19. And it stoode where the cattes were wont to dwell, and they went round and aboute, and understood not, and sorelie did lament.

20. Then did the men of labour return unto the Frydge its doores; and they placed vpon it its crowne; and they clad it once again in its Armour all of burnish'd Steel. And lo there shone from the doores of the Frydge a great Light. And all rejoyced thereat, and the men of labour did partake of coffee ere they did depart.

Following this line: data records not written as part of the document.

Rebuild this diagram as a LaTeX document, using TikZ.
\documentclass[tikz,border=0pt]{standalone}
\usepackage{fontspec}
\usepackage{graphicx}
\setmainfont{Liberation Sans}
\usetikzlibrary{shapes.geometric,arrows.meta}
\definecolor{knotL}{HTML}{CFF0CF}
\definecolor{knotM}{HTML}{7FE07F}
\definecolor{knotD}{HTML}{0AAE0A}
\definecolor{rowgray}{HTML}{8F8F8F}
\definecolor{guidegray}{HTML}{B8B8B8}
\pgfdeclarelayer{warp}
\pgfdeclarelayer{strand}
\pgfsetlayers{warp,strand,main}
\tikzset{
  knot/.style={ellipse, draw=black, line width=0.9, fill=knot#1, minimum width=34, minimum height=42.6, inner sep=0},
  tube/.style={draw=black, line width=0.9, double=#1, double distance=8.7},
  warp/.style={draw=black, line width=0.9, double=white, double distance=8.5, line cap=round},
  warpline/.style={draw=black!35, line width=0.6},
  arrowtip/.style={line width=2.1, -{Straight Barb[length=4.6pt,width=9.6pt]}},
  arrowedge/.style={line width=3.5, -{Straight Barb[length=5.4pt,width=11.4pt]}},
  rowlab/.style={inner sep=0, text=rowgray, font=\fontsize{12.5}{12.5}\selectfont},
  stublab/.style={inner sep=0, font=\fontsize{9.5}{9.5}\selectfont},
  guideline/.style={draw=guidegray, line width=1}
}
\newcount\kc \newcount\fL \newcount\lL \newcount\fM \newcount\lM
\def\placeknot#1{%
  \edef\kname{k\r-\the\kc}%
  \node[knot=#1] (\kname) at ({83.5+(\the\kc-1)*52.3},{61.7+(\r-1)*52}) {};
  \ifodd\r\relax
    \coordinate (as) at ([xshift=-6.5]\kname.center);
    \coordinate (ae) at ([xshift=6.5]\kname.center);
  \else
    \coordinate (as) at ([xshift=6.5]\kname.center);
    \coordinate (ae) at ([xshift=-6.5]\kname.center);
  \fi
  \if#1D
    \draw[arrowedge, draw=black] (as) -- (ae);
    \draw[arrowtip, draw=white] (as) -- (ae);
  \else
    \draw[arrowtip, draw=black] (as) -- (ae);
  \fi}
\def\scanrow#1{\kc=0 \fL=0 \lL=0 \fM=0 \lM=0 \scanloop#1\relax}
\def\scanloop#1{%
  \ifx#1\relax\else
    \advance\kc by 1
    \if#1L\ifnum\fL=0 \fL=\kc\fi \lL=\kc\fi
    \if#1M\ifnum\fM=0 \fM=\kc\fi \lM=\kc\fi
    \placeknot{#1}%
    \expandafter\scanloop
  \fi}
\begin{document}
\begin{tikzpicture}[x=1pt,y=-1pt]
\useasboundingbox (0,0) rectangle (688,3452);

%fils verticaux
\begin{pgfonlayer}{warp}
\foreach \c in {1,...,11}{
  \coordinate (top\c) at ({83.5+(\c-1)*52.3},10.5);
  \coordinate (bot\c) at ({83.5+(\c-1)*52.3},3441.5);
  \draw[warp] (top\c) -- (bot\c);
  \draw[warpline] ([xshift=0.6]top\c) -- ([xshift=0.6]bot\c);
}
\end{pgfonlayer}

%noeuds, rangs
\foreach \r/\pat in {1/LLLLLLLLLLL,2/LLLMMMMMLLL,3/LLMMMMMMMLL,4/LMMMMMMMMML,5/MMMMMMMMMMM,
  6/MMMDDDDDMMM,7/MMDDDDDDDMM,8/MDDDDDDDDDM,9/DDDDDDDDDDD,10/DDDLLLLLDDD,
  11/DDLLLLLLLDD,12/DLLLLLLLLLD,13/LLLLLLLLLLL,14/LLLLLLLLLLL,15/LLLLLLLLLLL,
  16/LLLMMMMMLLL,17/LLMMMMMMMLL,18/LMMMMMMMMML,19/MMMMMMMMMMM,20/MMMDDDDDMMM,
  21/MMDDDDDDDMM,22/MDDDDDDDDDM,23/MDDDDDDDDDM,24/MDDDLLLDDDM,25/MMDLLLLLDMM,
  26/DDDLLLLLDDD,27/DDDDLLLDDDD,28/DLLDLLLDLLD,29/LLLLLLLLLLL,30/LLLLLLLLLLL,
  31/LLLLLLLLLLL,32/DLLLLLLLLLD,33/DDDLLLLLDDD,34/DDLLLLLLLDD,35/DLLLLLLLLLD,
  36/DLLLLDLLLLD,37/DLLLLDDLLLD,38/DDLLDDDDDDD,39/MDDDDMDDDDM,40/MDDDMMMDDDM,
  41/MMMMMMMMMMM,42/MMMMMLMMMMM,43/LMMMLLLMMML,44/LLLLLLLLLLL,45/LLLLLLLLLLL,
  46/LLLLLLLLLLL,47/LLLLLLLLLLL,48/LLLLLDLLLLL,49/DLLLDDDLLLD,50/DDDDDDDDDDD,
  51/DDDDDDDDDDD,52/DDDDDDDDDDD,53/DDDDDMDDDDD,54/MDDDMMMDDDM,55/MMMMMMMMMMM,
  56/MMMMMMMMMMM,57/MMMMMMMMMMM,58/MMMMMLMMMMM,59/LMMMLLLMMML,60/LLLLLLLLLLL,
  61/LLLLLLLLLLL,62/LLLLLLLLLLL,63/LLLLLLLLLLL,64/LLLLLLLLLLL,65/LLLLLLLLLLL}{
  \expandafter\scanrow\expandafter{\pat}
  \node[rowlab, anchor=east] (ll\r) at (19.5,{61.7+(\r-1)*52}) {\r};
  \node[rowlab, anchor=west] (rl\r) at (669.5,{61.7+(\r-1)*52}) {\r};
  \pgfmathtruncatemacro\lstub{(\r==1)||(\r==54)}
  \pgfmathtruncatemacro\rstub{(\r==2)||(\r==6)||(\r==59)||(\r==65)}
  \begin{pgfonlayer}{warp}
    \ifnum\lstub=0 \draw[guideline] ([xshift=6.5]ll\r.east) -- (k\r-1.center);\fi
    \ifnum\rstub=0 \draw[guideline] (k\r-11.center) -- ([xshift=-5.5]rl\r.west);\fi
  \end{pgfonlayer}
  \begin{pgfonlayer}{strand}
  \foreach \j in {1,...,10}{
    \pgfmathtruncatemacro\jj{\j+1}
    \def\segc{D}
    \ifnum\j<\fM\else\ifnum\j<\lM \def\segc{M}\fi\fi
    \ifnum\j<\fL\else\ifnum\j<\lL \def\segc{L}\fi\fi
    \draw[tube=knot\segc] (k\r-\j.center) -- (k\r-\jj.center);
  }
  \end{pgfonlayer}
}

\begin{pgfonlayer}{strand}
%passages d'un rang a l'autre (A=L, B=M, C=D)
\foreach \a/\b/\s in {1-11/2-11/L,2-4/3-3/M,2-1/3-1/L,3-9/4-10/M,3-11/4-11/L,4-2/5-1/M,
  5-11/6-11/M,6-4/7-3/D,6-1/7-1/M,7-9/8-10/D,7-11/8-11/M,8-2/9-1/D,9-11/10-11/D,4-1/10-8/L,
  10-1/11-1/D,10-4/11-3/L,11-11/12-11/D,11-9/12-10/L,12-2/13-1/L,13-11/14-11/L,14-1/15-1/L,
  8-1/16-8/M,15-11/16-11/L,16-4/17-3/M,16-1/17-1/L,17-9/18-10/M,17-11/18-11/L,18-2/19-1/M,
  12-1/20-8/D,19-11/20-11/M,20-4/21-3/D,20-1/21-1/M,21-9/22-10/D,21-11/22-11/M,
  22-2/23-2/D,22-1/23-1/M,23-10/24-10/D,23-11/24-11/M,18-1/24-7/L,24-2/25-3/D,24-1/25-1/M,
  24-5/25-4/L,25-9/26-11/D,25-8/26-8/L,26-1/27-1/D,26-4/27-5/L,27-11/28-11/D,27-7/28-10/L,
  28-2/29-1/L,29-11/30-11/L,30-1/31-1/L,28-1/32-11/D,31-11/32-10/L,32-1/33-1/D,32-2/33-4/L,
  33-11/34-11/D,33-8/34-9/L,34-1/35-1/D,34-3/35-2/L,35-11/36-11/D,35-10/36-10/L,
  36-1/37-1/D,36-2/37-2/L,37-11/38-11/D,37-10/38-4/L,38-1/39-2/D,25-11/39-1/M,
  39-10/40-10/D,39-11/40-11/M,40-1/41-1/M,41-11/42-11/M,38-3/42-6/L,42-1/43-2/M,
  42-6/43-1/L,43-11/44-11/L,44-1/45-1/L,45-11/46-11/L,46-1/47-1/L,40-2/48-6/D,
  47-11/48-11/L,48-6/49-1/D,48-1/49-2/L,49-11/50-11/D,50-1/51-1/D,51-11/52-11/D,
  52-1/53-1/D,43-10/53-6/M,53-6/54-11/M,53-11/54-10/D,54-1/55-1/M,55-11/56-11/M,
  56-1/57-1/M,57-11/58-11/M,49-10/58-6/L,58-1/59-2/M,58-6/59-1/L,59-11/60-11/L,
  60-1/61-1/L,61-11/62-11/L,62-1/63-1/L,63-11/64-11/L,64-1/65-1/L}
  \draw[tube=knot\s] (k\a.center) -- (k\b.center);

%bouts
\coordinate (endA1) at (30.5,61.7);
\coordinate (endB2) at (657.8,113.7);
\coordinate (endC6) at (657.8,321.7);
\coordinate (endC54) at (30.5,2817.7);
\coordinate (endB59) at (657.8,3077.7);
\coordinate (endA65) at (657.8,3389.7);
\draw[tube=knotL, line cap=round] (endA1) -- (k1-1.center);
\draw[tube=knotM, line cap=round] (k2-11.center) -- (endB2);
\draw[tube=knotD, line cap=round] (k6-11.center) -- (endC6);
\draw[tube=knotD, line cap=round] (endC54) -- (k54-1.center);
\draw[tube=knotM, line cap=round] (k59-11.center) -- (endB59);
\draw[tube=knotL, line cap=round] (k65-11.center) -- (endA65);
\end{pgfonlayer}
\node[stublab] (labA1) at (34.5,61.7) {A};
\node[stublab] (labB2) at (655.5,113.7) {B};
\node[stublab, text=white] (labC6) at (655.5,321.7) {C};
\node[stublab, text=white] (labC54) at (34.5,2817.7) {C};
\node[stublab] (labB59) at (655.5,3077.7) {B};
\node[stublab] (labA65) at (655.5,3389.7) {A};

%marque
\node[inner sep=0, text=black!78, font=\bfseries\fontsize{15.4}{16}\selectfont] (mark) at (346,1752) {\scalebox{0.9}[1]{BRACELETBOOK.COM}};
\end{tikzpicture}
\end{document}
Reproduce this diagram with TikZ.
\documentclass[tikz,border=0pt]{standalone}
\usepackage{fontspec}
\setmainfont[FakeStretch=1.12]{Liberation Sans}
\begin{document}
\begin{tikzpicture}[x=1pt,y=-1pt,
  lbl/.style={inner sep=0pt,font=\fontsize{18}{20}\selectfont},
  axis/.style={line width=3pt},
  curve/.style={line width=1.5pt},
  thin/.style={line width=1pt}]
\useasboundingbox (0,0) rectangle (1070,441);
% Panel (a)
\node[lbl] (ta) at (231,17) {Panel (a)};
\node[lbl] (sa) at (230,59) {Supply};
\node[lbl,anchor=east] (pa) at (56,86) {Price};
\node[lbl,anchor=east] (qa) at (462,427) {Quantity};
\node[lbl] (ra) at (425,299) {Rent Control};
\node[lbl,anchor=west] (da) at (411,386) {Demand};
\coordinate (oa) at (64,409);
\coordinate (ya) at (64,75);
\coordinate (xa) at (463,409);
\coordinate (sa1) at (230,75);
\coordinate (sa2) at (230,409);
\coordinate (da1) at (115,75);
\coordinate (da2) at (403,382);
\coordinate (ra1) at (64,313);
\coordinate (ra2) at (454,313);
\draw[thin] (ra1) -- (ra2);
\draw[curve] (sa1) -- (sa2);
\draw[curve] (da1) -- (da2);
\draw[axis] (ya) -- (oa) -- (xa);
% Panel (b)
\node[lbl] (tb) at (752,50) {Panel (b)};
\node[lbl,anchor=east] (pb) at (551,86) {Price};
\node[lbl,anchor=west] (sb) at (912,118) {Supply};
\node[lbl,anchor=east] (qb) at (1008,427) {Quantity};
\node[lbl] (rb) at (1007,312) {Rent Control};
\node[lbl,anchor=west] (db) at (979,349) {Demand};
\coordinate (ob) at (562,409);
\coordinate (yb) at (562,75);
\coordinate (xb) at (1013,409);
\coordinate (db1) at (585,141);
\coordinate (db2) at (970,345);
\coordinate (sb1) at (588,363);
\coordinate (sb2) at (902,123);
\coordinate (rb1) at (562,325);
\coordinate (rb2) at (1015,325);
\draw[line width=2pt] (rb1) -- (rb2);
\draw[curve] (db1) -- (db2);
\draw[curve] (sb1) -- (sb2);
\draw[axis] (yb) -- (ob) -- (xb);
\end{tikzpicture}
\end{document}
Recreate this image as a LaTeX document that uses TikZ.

21. Now it came to pass that on the eve of that day, Cav came vnto the Frydge. And he bethought him that there was some thyng amiss; for though the Frydge did humme, and though the great Light shone, and the lesser lights also, there was withal some thyng that was not as it should be. And he touched with his hand the Frydge, and lo it was warm. And summoning together the folk of the Howse, he tolde them this, and bade them putte their Handes into the Frydge, that they might know it for true; and all agreed that the Frydge was Mighty without doubt, and splendid in its steely raiment, but that withal it was not Cold, and in this it was somewhat lackyng.

22. And there was a great groaning among them. O for fuckes sake sayde they. Canne we not have ane Frydge vnto oure Howse that hath not some thyng amiss? For all is misery and vexation, yea, even unto the fourth week.

23. And yet againe was the Coolyng Sacke perforce granted the office of a Frydge. And yet againe did Cav forget to change the Blue Thyng, though not so oft as he had done before, for yea, even a bricke shall learn if it be smote oft enough.

24. And lo, as Cav sat lone even this very daye, there came vnto him yet another Man of Labour. And that Man did hearken vnto the stricken Frydge and did say: this hath no Gas within it. And he did give Gas vnto the Frydge; and lo, presently the Frydge was cold.

25. And a voice spake unto Cav, saying: go thou and speake of this vnto them that dwell in the land of LJ, that they might hear of it, and know of thy tribulation, and leave no thyng out. And even was it so.

May peace be unto thee and thy frydges alle, even vnto the Ages. Amen.